# What to do
Restate the full listing word for word and leave the pictures out.

===== Input material =====

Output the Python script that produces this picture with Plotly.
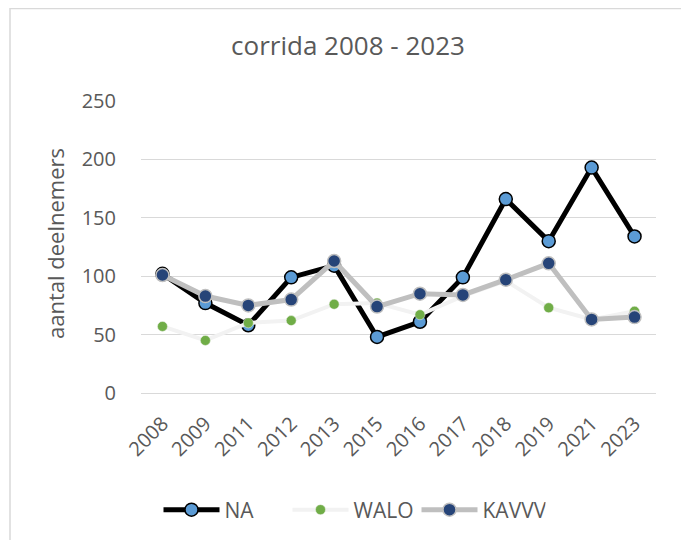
import plotly.graph_objects as go

years = ["2008", "2009", "2011", "2012", "2013", "2015", "2016", "2017", "2018", "2019", "2021", "2023"]
na = [102, 77, 58, 99, 109, 48, 61, 99, 166, 130, 193, 134]
walo = [57, 45, 60, 62, 76, 77, 67, 83, 96, 73, 63, 70]
kavvv = [101, 83, 75, 80, 113, 74, 85, 84, 97, 111, 63, 65]
y_ticks = [0, 50, 100, 150, 200, 250]

FONT = "Open Sans"
GREY = "#595959"

OFF = 8  # page body margin
W, H = 681, 532
L, R, T, B = 133, 33, 93, 147
pw, ph = W - L - R, H - T - B

def px_to_paper_x(px):
    return (px - OFF - L) / pw

def px_to_paper_y(py):
    return (H - B - (py - OFF)) / ph

fig = go.Figure()
fig.add_trace(go.Scatter(
    x=years, y=na, name="NA", mode="lines+markers",
    line=dict(color="#000000", width=5),
    marker=dict(size=13, color="#5B9BD5", line=dict(color="#000000", width=1.5)),
))
fig.add_trace(go.Scatter(
    x=years, y=walo, name="WALO", mode="lines+markers",
    line=dict(color="#F2F2F2", width=4),
    marker=dict(size=10, color="#70AD47", line=dict(color="#F2F2F2", width=0.5)),
))
fig.add_trace(go.Scatter(
    x=years, y=kavvv, name="KAVVV", mode="lines+markers",
    line=dict(color="#BFBFBF", width=5),
    marker=dict(size=13, color="#264478", line=dict(color="#BFBFBF", width=1.5)),
))

fig.update_layout(
    width=W, height=H,
    margin=dict(l=L, r=R, t=T, b=B),
    paper_bgcolor="white", plot_bgcolor="white",
    font=dict(family=FONT, color=GREY),
    title=dict(text="corrida 2008 - 2023", x=(348 - OFF) / W, xref="container", xanchor="center",
               y=1 - (46 - OFF) / H, yref="container", yanchor="middle",
               font=dict(family=FONT, size=26, color=GREY)),
    showlegend=True,
    legend=dict(orientation="h", x=(352 - OFF) / W, xref="container", xanchor="center",
                y=1 - (510 - OFF) / H, yref="container", yanchor="middle",
                font=dict(family=FONT, size=21, color=GREY),
                itemwidth=56, entrywidth=58, entrywidthmode="pixels",
                bgcolor="rgba(0,0,0,0)"),
    xaxis=dict(
        type="category", range=[-0.5, len(years) - 0.5],
        tickangle=-45, tickfont=dict(family=FONT, size=20, color=GREY),
        showgrid=False, zeroline=False, showline=True, linecolor="#D9D9D9", linewidth=1,
        ticks="", ticklabelstandoff=10,
    ),
    yaxis=dict(
        range=[0, 250], tickvals=y_ticks,
        tickfont=dict(family=FONT, size=20, color=GREY),
        showgrid=True, gridcolor="#D9D9D9", gridwidth=1, zeroline=False,
        showline=False, ticks="", ticklabelstandoff=24,
    ),
    annotations=[dict(
        text="aantal deelnemers", textangle=-90, showarrow=False,
        xref="paper", yref="paper", x=px_to_paper_x(55), y=px_to_paper_y(244),
        xanchor="center", yanchor="middle",
        font=dict(family=FONT, size=22, color=GREY),
    )],
    shapes=[dict(
        type="rect", xref="paper", yref="paper",
        x0=px_to_paper_x(10), x1=px_to_paper_x(687),
        y0=px_to_paper_y(600), y1=px_to_paper_y(8.5),
        line=dict(color="#D9D9D9", width=1.5), fillcolor="rgba(0,0,0,0)", layer="below",
    )],
)

fig.write_html("out.html")
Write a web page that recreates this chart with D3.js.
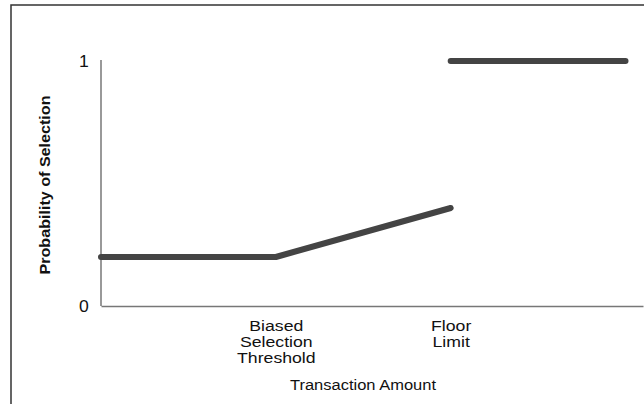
<!DOCTYPE html>
<html><head><meta charset="utf-8">
<script src="https://cdn.jsdelivr.net/npm/d3@7"></script>
<style>
body{margin:0;background:#fff;}
text{font-family:"Liberation Sans",Arial,sans-serif;fill:#111;}
</style></head>
<body>
<svg id="c" width="644" height="404"></svg>
<script>
// Data
const xTickValues = [1, 2];
const xTickLabels = [["Biased","Selection","Threshold"],["Floor","Limit"]];
const yTickValues = [0, 1];
const seg1X = [0, 1, 2];
const seg1Y = [0.2, 0.2, 0.4];
const seg2X = [2, 3];
const seg2Y = [1, 1];
const xTitle = "Transaction Amount";
const yTitle = "Probability of Selection";

const svg = d3.select("#c");
svg.append("rect").attr("x",11).attr("y",5).attr("width",700).attr("height",500)
  .attr("fill","none").attr("stroke","#333").attr("stroke-width",1.5);

const x = d3.scaleLinear().domain([0,3.1]).range([101,643]);
const y = d3.scaleLinear().domain([0,1]).range([306,61]);

// axes
const yAxis = svg.append("g").attr("transform","translate(101,0)")
  .call(d3.axisLeft(y).tickValues(yTickValues).tickSize(0).tickPadding(11).tickFormat(d3.format("d")));
yAxis.attr("font-size",null);
yAxis.select(".domain").attr("stroke","#777").attr("stroke-width",1.5).attr("d","M0,306V60");
yAxis.selectAll("text").attr("font-size",16).style("font-size","16px").attr("fill","#111").attr("dy","0.36em")
  .attr("transform","scale(1.1,1)");

const xAxis = svg.append("g").attr("transform","translate(0,306)")
  .call(d3.axisBottom(x).tickValues(xTickValues).tickSize(0).tickFormat(""));
xAxis.attr("font-size",null);
xAxis.select(".domain").attr("stroke","#777").attr("stroke-width",1.5);
xAxis.selectAll(".tick").each(function(d,i){
  const g = d3.select(this);
  const t = g.append("text").attr("text-anchor","middle").style("font-size","14.5px")
    .attr("fill","#111").attr("transform","scale(1.22,1)");
  xTickLabels[i].forEach((s,j)=>{
    t.append("tspan").attr("x",0).attr("y",25+j*16).text(s);
  });
});

// titles
svg.append("text").attr("text-anchor","middle").style("font-size","15px")
  .attr("transform",`translate(363,390) scale(1.1,1)`).text(xTitle);
svg.append("text").attr("text-anchor","middle").style("font-size","15.5px").attr("font-weight","bold")
  .attr("transform",`translate(50,185) rotate(-90) scale(1.04,1)`).text(yTitle);

// lines
const line = d3.line().x(d=>x(d[0])).y(d=>y(d[1]));
svg.append("path").datum(seg1X.map((v,i)=>[v,seg1Y[i]])).attr("d",line)
  .attr("fill","none").attr("stroke","#444").attr("stroke-width",6).attr("stroke-linecap","round").attr("stroke-linejoin","round");
svg.append("path").datum(seg2X.map((v,i)=>[v,seg2Y[i]])).attr("d",line)
  .attr("fill","none").attr("stroke","#444").attr("stroke-width",6).attr("stroke-linecap","round");
</script>
</body></html>
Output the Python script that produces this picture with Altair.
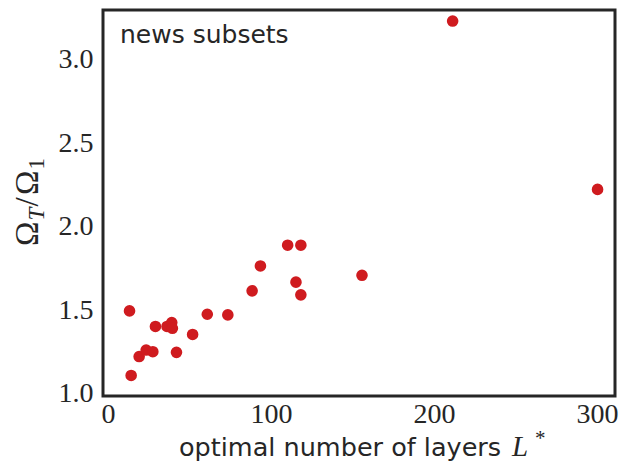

=====

# Solution to the problem
Output the Python script that produces this picture with Plotly.
import plotly.graph_objects as go

years = ["2008", "2009", "2011", "2012", "2013", "2015", "2016", "2017", "2018", "2019", "2021", "2023"]
na = [102, 77, 58, 99, 109, 48, 61, 99, 166, 130, 193, 134]
walo = [57, 45, 60, 62, 76, 77, 67, 83, 96, 73, 63, 70]
kavvv = [101, 83, 75, 80, 113, 74, 85, 84, 97, 111, 63, 65]
y_ticks = [0, 50, 100, 150, 200, 250]

FONT = "Open Sans"
GREY = "#595959"

OFF = 8  # page body margin
W, H = 681, 532
L, R, T, B = 133, 33, 93, 147
pw, ph = W - L - R, H - T - B

def px_to_paper_x(px):
    return (px - OFF - L) / pw

def px_to_paper_y(py):
    return (H - B - (py - OFF)) / ph

fig = go.Figure()
fig.add_trace(go.Scatter(
    x=years, y=na, name="NA", mode="lines+markers",
    line=dict(color="#000000", width=5),
    marker=dict(size=13, color="#5B9BD5", line=dict(color="#000000", width=1.5)),
))
fig.add_trace(go.Scatter(
    x=years, y=walo, name="WALO", mode="lines+markers",
    line=dict(color="#F2F2F2", width=4),
    marker=dict(size=10, color="#70AD47", line=dict(color="#F2F2F2", width=0.5)),
))
fig.add_trace(go.Scatter(
    x=years, y=kavvv, name="KAVVV", mode="lines+markers",
    line=dict(color="#BFBFBF", width=5),
    marker=dict(size=13, color="#264478", line=dict(color="#BFBFBF", width=1.5)),
))

fig.update_layout(
    width=W, height=H,
    margin=dict(l=L, r=R, t=T, b=B),
    paper_bgcolor="white", plot_bgcolor="white",
    font=dict(family=FONT, color=GREY),
    title=dict(text="corrida 2008 - 2023", x=(348 - OFF) / W, xref="container", xanchor="center",
               y=1 - (46 - OFF) / H, yref="container", yanchor="middle",
               font=dict(family=FONT, size=26, color=GREY)),
    showlegend=True,
    legend=dict(orientation="h", x=(352 - OFF) / W, xref="container", xanchor="center",
                y=1 - (510 - OFF) / H, yref="container", yanchor="middle",
                font=dict(family=FONT, size=21, color=GREY),
                itemwidth=56, entrywidth=58, entrywidthmode="pixels",
                bgcolor="rgba(0,0,0,0)"),
    xaxis=dict(
        type="category", range=[-0.5, len(years) - 0.5],
        tickangle=-45, tickfont=dict(family=FONT, size=20, color=GREY),
        showgrid=False, zeroline=False, showline=True, linecolor="#D9D9D9", linewidth=1,
        ticks="", ticklabelstandoff=10,
    ),
    yaxis=dict(
        range=[0, 250], tickvals=y_ticks,
        tickfont=dict(family=FONT, size=20, color=GREY),
        showgrid=True, gridcolor="#D9D9D9", gridwidth=1, zeroline=False,
        showline=False, ticks="", ticklabelstandoff=24,
    ),
    annotations=[dict(
        text="aantal deelnemers", textangle=-90, showarrow=False,
        xref="paper", yref="paper", x=px_to_paper_x(55), y=px_to_paper_y(244),
        xanchor="center", yanchor="middle",
        font=dict(family=FONT, size=22, color=GREY),
    )],
    shapes=[dict(
        type="rect", xref="paper", yref="paper",
        x0=px_to_paper_x(10), x1=px_to_paper_x(687),
        y0=px_to_paper_y(600), y1=px_to_paper_y(8.5),
        line=dict(color="#D9D9D9", width=1.5), fillcolor="rgba(0,0,0,0)", layer="below",
    )],
)

fig.write_html("out.html")
Write a web page that recreates this chart with D3.js.
<!DOCTYPE html>
<html><head><meta charset="utf-8">
<script src="https://cdn.jsdelivr.net/npm/d3@7"></script>
<style>
body{margin:0;background:#fff;}
text{font-family:"Liberation Sans",Arial,sans-serif;fill:#111;}
</style></head>
<body>
<svg id="c" width="644" height="404"></svg>
<script>
// Data
const xTickValues = [1, 2];
const xTickLabels = [["Biased","Selection","Threshold"],["Floor","Limit"]];
const yTickValues = [0, 1];
const seg1X = [0, 1, 2];
const seg1Y = [0.2, 0.2, 0.4];
const seg2X = [2, 3];
const seg2Y = [1, 1];
const xTitle = "Transaction Amount";
const yTitle = "Probability of Selection";

const svg = d3.select("#c");
svg.append("rect").attr("x",11).attr("y",5).attr("width",700).attr("height",500)
  .attr("fill","none").attr("stroke","#333").attr("stroke-width",1.5);

const x = d3.scaleLinear().domain([0,3.1]).range([101,643]);
const y = d3.scaleLinear().domain([0,1]).range([306,61]);

// axes
const yAxis = svg.append("g").attr("transform","translate(101,0)")
  .call(d3.axisLeft(y).tickValues(yTickValues).tickSize(0).tickPadding(11).tickFormat(d3.format("d")));
yAxis.attr("font-size",null);
yAxis.select(".domain").attr("stroke","#777").attr("stroke-width",1.5).attr("d","M0,306V60");
yAxis.selectAll("text").attr("font-size",16).style("font-size","16px").attr("fill","#111").attr("dy","0.36em")
  .attr("transform","scale(1.1,1)");

const xAxis = svg.append("g").attr("transform","translate(0,306)")
  .call(d3.axisBottom(x).tickValues(xTickValues).tickSize(0).tickFormat(""));
xAxis.attr("font-size",null);
xAxis.select(".domain").attr("stroke","#777").attr("stroke-width",1.5);
xAxis.selectAll(".tick").each(function(d,i){
  const g = d3.select(this);
  const t = g.append("text").attr("text-anchor","middle").style("font-size","14.5px")
    .attr("fill","#111").attr("transform","scale(1.22,1)");
  xTickLabels[i].forEach((s,j)=>{
    t.append("tspan").attr("x",0).attr("y",25+j*16).text(s);
  });
});

// titles
svg.append("text").attr("text-anchor","middle").style("font-size","15px")
  .attr("transform",`translate(363,390) scale(1.1,1)`).text(xTitle);
svg.append("text").attr("text-anchor","middle").style("font-size","15.5px").attr("font-weight","bold")
  .attr("transform",`translate(50,185) rotate(-90) scale(1.04,1)`).text(yTitle);

// lines
const line = d3.line().x(d=>x(d[0])).y(d=>y(d[1]));
svg.append("path").datum(seg1X.map((v,i)=>[v,seg1Y[i]])).attr("d",line)
  .attr("fill","none").attr("stroke","#444").attr("stroke-width",6).attr("stroke-linecap","round").attr("stroke-linejoin","round");
svg.append("path").datum(seg2X.map((v,i)=>[v,seg2Y[i]])).attr("d",line)
  .attr("fill","none").attr("stroke","#444").attr("stroke-width",6).attr("stroke-linecap","round");
</script>
</body></html>
Output the Python script that produces this picture with Altair.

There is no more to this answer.